Upon graduation, Paisley signed a songwriting deal with EMI Music and he began placing songs on records by hit acts, highlighted by David Kersh's "Another You," which went to number three on the country charts in 1997. This tune, along with others, led to a contract with Arista Records in 1998 and the label released his first single, "Who Needs Picture," in February 1999. Four months later came a full-length debut filled with original compositions (all but one co-written). Also called Who Needs Pictures, the album took off that fall when the Lovelace co-written "He Didn't Have to Be" became Paisley's first number one hit. "Me Neither," the third single, went to 18 but its successor, "We Danced," topped the charts, starting a streak of Top Ten singles that ran uninterrupted until 2011. As he began recording his second album, Paisley worked with other artists -- notably, he collaborated with Chely Wright on her 2001 album Never Love You Enough; she also became his lover briefly -- while continuing to promote his debut, constant activity that paid off in Paisley being inducted into the Grand Ole Opry on February 17, 2001; at the age of 28, he was the youngest musician ever given the honor. Part II, his aptly named second album, came out May 29, 2001 and it confirmed his status as a rising country star. Debuting at three on the Billboard Country Album charts, Part II spawned four Top Ten singles -- "Two People Fell in Love," "Wrapped Around," "I'm Gonna Miss Her (The Fishin' Song)," and "I Wish You'd Stay" -- with "I'm Gonna Miss Her" reaching number one.

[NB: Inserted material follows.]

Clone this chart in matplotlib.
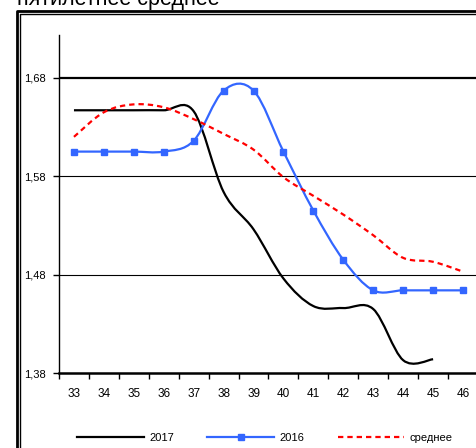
import matplotlib
matplotlib.use("Agg")
import matplotlib.pyplot as plt
from matplotlib.path import Path
from matplotlib.patches import PathPatch
from matplotlib.lines import Line2D
import numpy as np

plt.rcParams["font.family"] = ["Liberation Sans", "DejaVu Sans"]

# week numbers on the x axis
weeks = ["33", "34", "35", "36", "37", "38", "39", "40", "41", "42", "43", "44", "45", "46"]

# values
vals_2017 = [1.647, 1.647, 1.647, 1.647, 1.646, 1.564, 1.526, 1.476, 1.448, 1.446, 1.445, 1.393, 1.394]
vals_2016 = [1.605, 1.605, 1.605, 1.605, 1.616, 1.667, 1.667, 1.605, 1.545, 1.495, 1.464, 1.464, 1.464, 1.464]
vals_mean = [1.620, 1.645, 1.653, 1.650, 1.638, 1.623, 1.607, 1.579, 1.560, 1.541, 1.520, 1.497, 1.493, 1.483]

yticks = [1.38, 1.48, 1.58, 1.68]
ytick_labels = ["1,38", "1,48", "1,58", "1,68"]


def smooth_path(y):
    # excel-like smoothed line: catmull-rom segments as cubic bezier
    y = np.asarray(y, dtype=float)
    x = np.arange(len(y), dtype=float)
    pts = np.column_stack([x, y])
    ext = np.vstack([pts[0], pts, pts[-1]])
    verts = [pts[0]]
    codes = [Path.MOVETO]
    for i in range(len(pts) - 1):
        p0, p1, p2, p3 = ext[i], ext[i + 1], ext[i + 2], ext[i + 3]
        verts += [p1 + (p2 - p0) / 6, p2 - (p3 - p1) / 6, p2]
        codes += [Path.CURVE4] * 3
    return Path(verts, codes)


W, H = 477, 448
fig = plt.figure(figsize=(W / 100, H / 100), dpi=100)

# double frame around the chart area
for xs, ys, lw in [([17, 17, W + 5], [H + 5, 11, 11], 2.0), ([20, 20, W + 5], [H + 5, 14, 14], 1.0)]:
    fig.add_artist(Line2D([v / W for v in xs], [1 - v / H for v in ys], color="black", lw=lw,
                          transform=fig.transFigure))

# title sits mostly above the picture, as in the original screenshot
fig.text(17 / W, 1 - 4.5 / H, "пятилетнее среднее", fontsize=15.5, va="baseline", ha="left")

left, right, bottom, top = 59, 478, 373, 35
ax = fig.add_axes([left / W, 1 - bottom / H, (right - left) / W, (bottom - top) / H])
ax.set_xlim(-0.5, len(weeks) - 0.5)
ax.set_ylim(1.38, 1.38 + (bottom - top) / 984)

# horizontal grid lines
ax.axhline(1.48, color="black", lw=0.8, zorder=1)
ax.axhline(1.58, color="black", lw=0.8, zorder=1)
ax.axhline(1.68, color="black", lw=1.6, zorder=1)

ax.add_patch(PathPatch(smooth_path(vals_2017), fill=False, edgecolor="black", lw=1.6, zorder=3))
ax.add_patch(PathPatch(smooth_path(vals_2016), fill=False, edgecolor="#3366ff", lw=1.6, zorder=4))
ax.plot(range(len(vals_2016)), vals_2016, "s", color="#3366ff", ms=4.5, zorder=5)
ax.add_patch(PathPatch(smooth_path(vals_mean), fill=False, edgecolor="#ff0000", lw=1.6,
                       linestyle=(0, (2.4, 1.8)), zorder=6))

ax.spines["top"].set_visible(False)
ax.spines["right"].set_visible(False)
ax.spines["left"].set_linewidth(1.0)
ax.spines["bottom"].set_linewidth(1.8)

ax.set_yticks(yticks)
ax.set_yticklabels(ytick_labels)
ax.tick_params(axis="y", length=4, width=1, pad=5.5, labelsize=8)

ax.set_xticks(range(len(weeks)))
ax.set_xticklabels(weeks)
ax.set_xticks(np.arange(-0.5, len(weeks)), minor=True)
ax.tick_params(axis="x", which="major", length=0, pad=11, labelsize=8.5)
ax.tick_params(axis="x", which="minor", length=4, width=1)

handles = [
    Line2D([0], [0], color="black", lw=1.6, label="2017"),
    Line2D([0], [0], color="#3366ff", lw=1.6, marker="s", ms=4, label="2016"),
    Line2D([0], [0], color="#ff0000", lw=1.6, linestyle=(0, (2.4, 1.8)), label="среднее"),
]
fig.legend(handles=handles, loc="center", bbox_to_anchor=(265 / W, 1 - 438 / H), ncol=3,
           frameon=False, fontsize=8, handlelength=6, handletextpad=0.5, columnspacing=3.0,
           numpoints=1, borderpad=0)

fig.savefig("out.png", dpi=100)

Released in the summer of 2003, Mud on the Tires was Paisley's breakthrough, debuting at number one on the Billboard Country charts and eight on the Top 200 and generating another four Top Ten singles: the cheeky novelty "Celebrity," "Little Moments," the mournful Alison Krauss duet "Whiskey Lullaby" (which went platinum), and "Mud on the Tires" (the latter going to number one). Mud on the Tires eventually went double platinum, as did its 2005 sequel, Time Well Wasted, whose four singles -- "Alcohol," the Dolly Parton duet "When I Get Where I'm Going," "The World," and "She's Everything" -- all went into the Top Ten, with all but the first reaching number one. With the sales came awards: Time Well Wasted won Best Album honors from both the Academy of Country Music and the Country Music Association in 2006, the same year Paisley earned four Grammy nominations. As the guitarist worked on his fifth studio album, he contributed two original songs to Pixar's summer 2006 film Cars and he released the seasonal Christmas in October 2006; it reached eight on the U.S. Billboard Top Country Albums chart. 5th Gear arrived in the summer of 2007 and it was an instant smash, debuting at three on the Top 200 (and number one on Billboard Country Albums) with its four singles -- "Ticks," "Online," "Letter to Me," and "I'm Still a Guy" -- all reaching number one. An expanded reissue of 5th Gear brought a fifth number one single called "Waitin' on a Woman" in 2008, which meant Paisley now held the record for most consecutive number one country hits in the SoundScan era. Also in 2008, Paisley won his first Grammy Award for "Throttleneck," which was named the Best Country Instrumental Performance; he would once again win that award in 2009 for "Cluster Puck" and he'd also take home Best Male Country Vocal performance that year for "Letter to Me."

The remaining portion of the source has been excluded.